Inducing Graphs, Hypergraphs, and Tournaments

Abstract

In this thesis, we consider two problems in extremal and probabilistic combinatorics. The first question relates to the so-called Edge-Statistics conjecture of Alon, Hefetz, Krivelevich and Tyomkyn, stated as follows: given integers k ≥ 1 and 0 < ℓ <k(k-1)/2, when a uniformly random k-vertex subset is sampled from a large graph, the probability of it inducing precisely ℓ edges is at most 1/e + o_k(1). Independent recent studies have proven this conjecture in different parametrised regimes of k and ℓ, yielding a complete proof overall. We begin by briefly discussing some of the methods used in these papers and then shift our focus to the generalisation of the conjecture to uniform hypergraphs, a direction of research suggested by Alon et al.. We detail our attempts to extend the techniques used in the aforementioned papers to the hypergraph framework and conclude with a discussion on the limitations of our approaches and potential ways to address them. The second problem we tackle addresses the notion of quasirandom tournaments.

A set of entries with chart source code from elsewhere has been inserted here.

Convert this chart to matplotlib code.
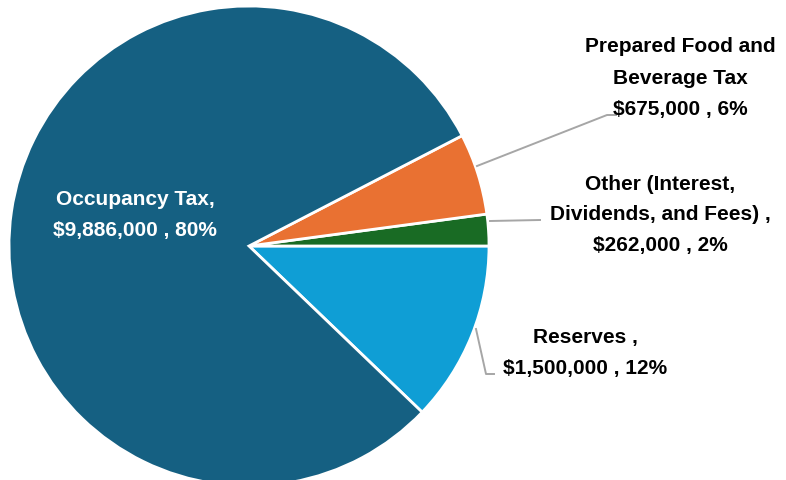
import matplotlib.pyplot as plt

# Revenue sources (values in dollars)
labels = ["Reserves", "Other (Interest, Dividends, and Fees)",
          "Prepared Food and Beverage Tax", "Occupancy Tax"]
values = [1500000, 262000, 675000, 9886000]
pcts = [12, 2, 6, 80]
colors = ["#0F9ED5", "#196B24", "#E97132", "#156082"]

label_texts = [
    "Reserves ,\n$1,500,000 , 12%",
    "Other (Interest,\nDividends, and Fees) ,\n$262,000 , 2%",
    "Prepared Food and\nBeverage Tax\n$675,000 , 6%",
    "Occupancy Tax,\n$9,886,000 , 80%",
]

plt.rcParams["font.family"] = ["Liberation Sans", "DejaVu Sans"]

W, H = 786, 481
fig = plt.figure(figsize=(W / 100, H / 100), dpi=100)
ax = fig.add_axes([0, 0, 1, 1])

total = sum(values)
start = -values[0] / total * 360
cx, cy, r = 249, H - 247, 240
ax.pie(values, colors=colors, startangle=start, counterclock=True,
       center=(cx, cy), radius=r, frame=True,
       wedgeprops=dict(edgecolor="white", linewidth=2))
ax.set_xlim(0, W)
ax.set_ylim(0, H)
ax.set_aspect("equal")
ax.axis("off")

def yy(y):
    return H - y

# leader lines (image coords)
lc = "#A6A6A6"
ax.plot([477, 607, 616], [yy(167), yy(116), yy(116)], color=lc, lw=1.4)
ax.plot([490, 540], [yy(222), yy(221)], color=lc, lw=1.4)
ax.plot([476, 486, 494], [yy(330), yy(375), yy(375)], color=lc, lw=1.4)

fs = 15
ls = 1.8
ax.text(135, yy(215), label_texts[3], ha="center", va="center", color="white",
        fontsize=fs, fontweight="bold", linespacing=ls)
ax.text(680, yy(78), label_texts[2], ha="center", va="center", color="black",
        fontsize=fs, fontweight="bold", linespacing=ls)
ax.text(660, yy(215), label_texts[1], ha="center", va="center", color="black",
        fontsize=fs, fontweight="bold", linespacing=ls)
ax.text(585, yy(353), label_texts[0], ha="center", va="center", color="black",
        fontsize=fs, fontweight="bold", linespacing=ls)

fig.savefig("out.png", dpi=100)
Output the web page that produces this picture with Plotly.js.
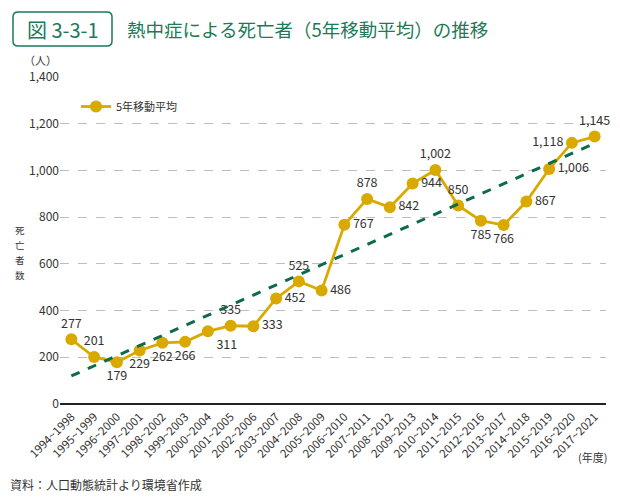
<!DOCTYPE html>
<html>
<head>
<meta charset="utf-8">
<script src="https://cdn.plot.ly/plotly-3.0.1.min.js"></script>
<style>
html,body{margin:0;padding:0;background:#fff;}
#chart{width:620px;height:501px;}
</style>
</head>
<body>
<div id="chart"></div>
<script>
const periods = ['1994~1998','1995~1999','1996~2000','1997~2001','1998~2002','1999~2003','2000~2004','2001~2005','2002~2006','2003~2007','2004~2008','2005~2009','2006~2010','2007~2011','2008~2012','2009~2013','2010~2014','2011~2015','2012~2016','2013~2017','2014~2018','2015~2019','2016~2020','2017~2021'];
const deaths = [277,201,179,229,262,266,311,335,333,452,525,486,767,878,842,944,1002,850,785,766,867,1006,1118,1145];
const labelPos = ['top center','top center','bottom center','bottom center','bottom center','bottom center','bottom right','top center','middle right','middle right','top center','middle right','middle right','top center','middle right','middle right','top center','top center','bottom center','bottom center','middle right','middle right','middle left','top center'];
const trendX = ['1994~1998','2017~2021'];
const trendY = [120, 1116];
const yLabelChars = ['死','亡','者','数'];

const font = "'Noto Sans CJK JP', 'Noto Sans', sans-serif";
const green = '#1b7a5a';
const gold = '#d9a900';

const data = [
  {
    x: periods, y: deaths, type: 'scatter', mode: 'lines+markers+text',
    name: '5年移動平均',
    line: {color: gold, width: 2.8},
    marker: {color: gold, size: 12},
    texttemplate: '%{y:,}',
    textposition: labelPos,
    textfont: {family: font, size: 12.5, color: '#333'},
    cliponaxis: false
  },
  {
    x: trendX, y: trendY, type: 'scatter', mode: 'lines',
    line: {color: '#0c6b4b', width: 3, dash: 'dash'},
    showlegend: false, hoverinfo: 'skip'
  }
];

function px2x(p){ return (p-60)/546; }
function px2y(p){ return (404-p)/327; }
const bx0=px2x(13), bx1=px2x(112), by0=px2y(46), by1=px2y(12);
const rx=5/546, ry=5/327;
const boxPath = `M ${bx0+rx} ${by1} L ${bx1-rx} ${by1} Q ${bx1} ${by1} ${bx1} ${by1-ry} L ${bx1} ${by0+ry} Q ${bx1} ${by0} ${bx1-rx} ${by0} L ${bx0+rx} ${by0} Q ${bx0} ${by0} ${bx0} ${by0+ry} L ${bx0} ${by1-ry} Q ${bx0} ${by1} ${bx0+rx} ${by1} Z`;

const annotations = [
  {xref: 'paper', yref: 'paper', x: (bx0+bx1)/2, y: (by0+by1)/2, xanchor: 'center', yanchor: 'middle',
   text: '図 3-3-1', showarrow: false, font: {family: font, size: 20, color: green}},
  {xref: 'paper', yref: 'paper', x: px2x(125), y: px2y(29), xanchor: 'left', yanchor: 'middle',
   text: '熱中症による死亡者（5年移動平均）の推移', showarrow: false, font: {family: font, size: 18.5, color: green}},
  {xref: 'paper', yref: 'paper', x: px2x(40), y: px2y(60), xanchor: 'center', yanchor: 'middle',
   text: '（人）', showarrow: false, font: {family: font, size: 11, color: '#333'}},
  {xref: 'paper', yref: 'paper', x: px2x(592), y: px2y(457), xanchor: 'center', yanchor: 'middle',
   text: '(年度)', showarrow: false, font: {family: font, size: 11, color: '#333'}},
  {xref: 'paper', yref: 'paper', x: px2x(8), y: px2y(484), xanchor: 'left', yanchor: 'middle',
   text: '資料：人口動態統計より環境省作成', showarrow: false, font: {family: font, size: 12, color: '#333'}}
];
yLabelChars.forEach((c, i) => {
  annotations.push({xref: 'paper', yref: 'paper', x: px2x(20), y: px2y(230 + i*15), xanchor: 'center', yanchor: 'middle',
    text: c, showarrow: false, borderpad: 0, font: {family: font, size: 9.5, color: '#333'}});
});

const layout = {
  width: 620, height: 501,
  margin: {l: 60, r: 14, t: 77, b: 97},
  paper_bgcolor: '#fff', plot_bgcolor: '#fff',
  font: {family: font, color: '#333', size: 12},
  xaxis: {
    type: 'category', categoryorder: 'array', categoryarray: periods, range: [-0.5, 23.5],
    tickangle: -45, tickfont: {family: font, size: 11.5, color: '#333'}, ticklabelstandoff: 3,
    showgrid: false, showline: false, zeroline: false, ticks: '', fixedrange: true
  },
  yaxis: {
    range: [0, 1400], dtick: 200, tickformat: ',',
    tickfont: {family: font, size: 12, color: '#333'},
    showgrid: true, gridcolor: '#bdbdbd', griddash: 'dash', gridwidth: 1,
    zeroline: true, zerolinecolor: '#222', zerolinewidth: 1.5,
    showline: false, ticks: '', fixedrange: true
  },
  legend: {
    x: px2x(76), y: px2y(92), xanchor: 'left', yanchor: 'top',
    font: {family: font, size: 11, color: '#333'}, bgcolor: 'rgba(0,0,0,0)'
  },
  shapes: [
    {type: 'path', xref: 'paper', yref: 'paper', path: boxPath,
     line: {color: green, width: 1.5}, fillcolor: 'rgba(0,0,0,0)'}
  ],
  annotations: annotations
};

Plotly.newPlot('chart', data, layout, {displayModeBar: false, staticPlot: true});
</script>
</body>
</html>
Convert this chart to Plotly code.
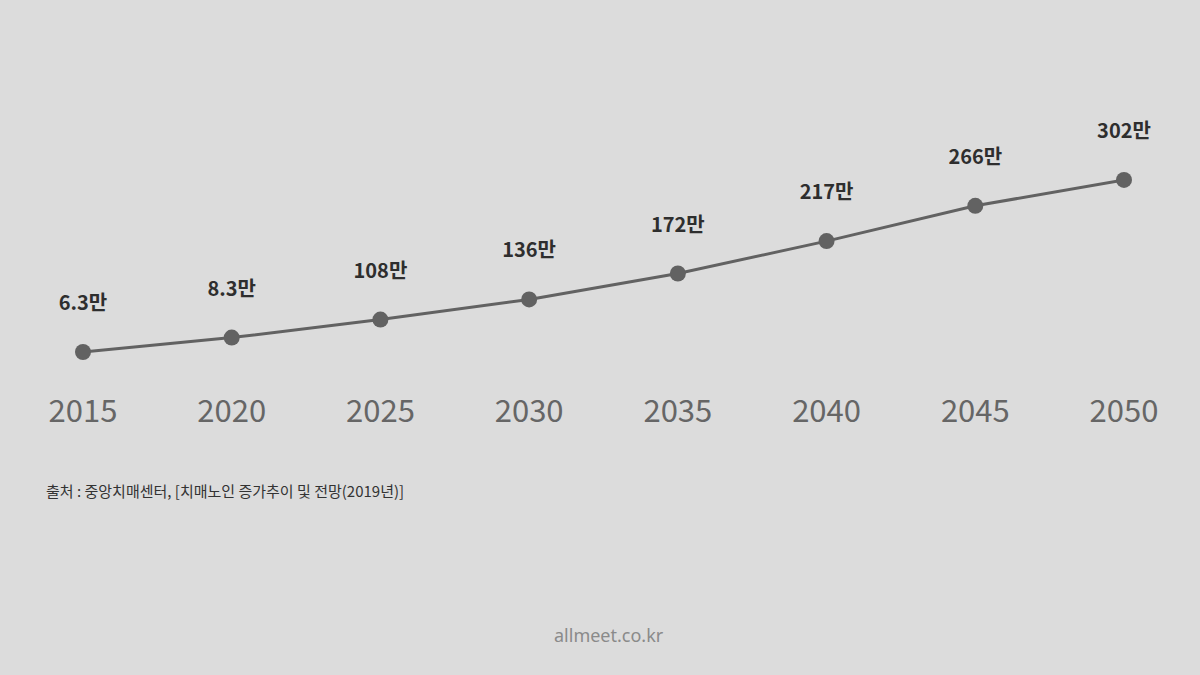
import plotly.graph_objects as go

years = ["2015", "2020", "2025", "2030", "2035", "2040", "2045", "2050"]
values = [63, 83, 108, 136, 172, 217, 266, 302]
labels = ["6.3만", "8.3만", "108만", "136만", "172만", "217만", "266만", "302만"]

fig = go.Figure()
fig.add_trace(go.Scatter(
    x=list(range(len(years))), y=values,
    mode="lines+markers+text",
    line=dict(color="#626262", width=3),
    marker=dict(color="#626262", size=16),
    text=labels, textposition="top center",
    texttemplate="<b>%{text}</b><br> ",
    textfont=dict(family="Noto Sans CJK KR", size=20, color="#2e2e2e"),
    cliponaxis=False,
))

fig.update_layout(
    width=1200, height=675,
    paper_bgcolor="#dcdcdc", plot_bgcolor="#dcdcdc",
    margin=dict(l=83, r=76, t=100, b=285),
    showlegend=False,
    xaxis=dict(range=[0, 7], tickvals=list(range(len(years))), ticktext=years,
               showgrid=False, zeroline=False, showline=False,
               tickfont=dict(family="Noto Sans CJK KR", size=31, color="#666")),
    yaxis=dict(range=[10.2, 413], visible=False),
    annotations=[
        dict(text="출처 : 중앙치매센터, [치매노인 증가추이 및 전망(2019년)]",
             xref="paper", yref="paper", x=-0.037, y=-0.345, xanchor="left", yanchor="middle",
             showarrow=False, font=dict(family="Noto Sans CJK KR", size=15, color="#333")),
        dict(text="allmeet.co.kr", xref="paper", yref="paper", x=0.505, y=-0.845,
             xanchor="center", yanchor="middle", showarrow=False,
             font=dict(family="Noto Sans", size=18, color="#8a8a8a")),
    ],
)

fig.write_html("out.html", config={"displayModeBar": False},
               post_script="document.body.style.margin='0';")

A sequence of tournaments {T_n}n≥1 is said to be quasirandom if and only if every tournament on k vertices appears as a subtournament in T_n with a density that is 1+o(1) times its expected density in a random tournament. A tournament H is said to be quasirandom-forcing if it has the following property: if the density of H in T_n is 1 + o(1) times the expected density of H in a random tournament, then this is true for every subtournament of T_n, i.e., {T_n}n≥1 is quasirandom. Recent papers have proven that the only quasirandom-forcing tournaments are transitive tournaments on at least four vertices and one particular tournament on five vertices. We generalise this notion of forcing quasirandomness to pairs of tournaments and make partial progress towards characterising all non-transitive quasirandom-forcing pairs. We then state the methods we intend to use to handle the remaining pairs and finish with some open problems regarding pairs containing a transitive tournament.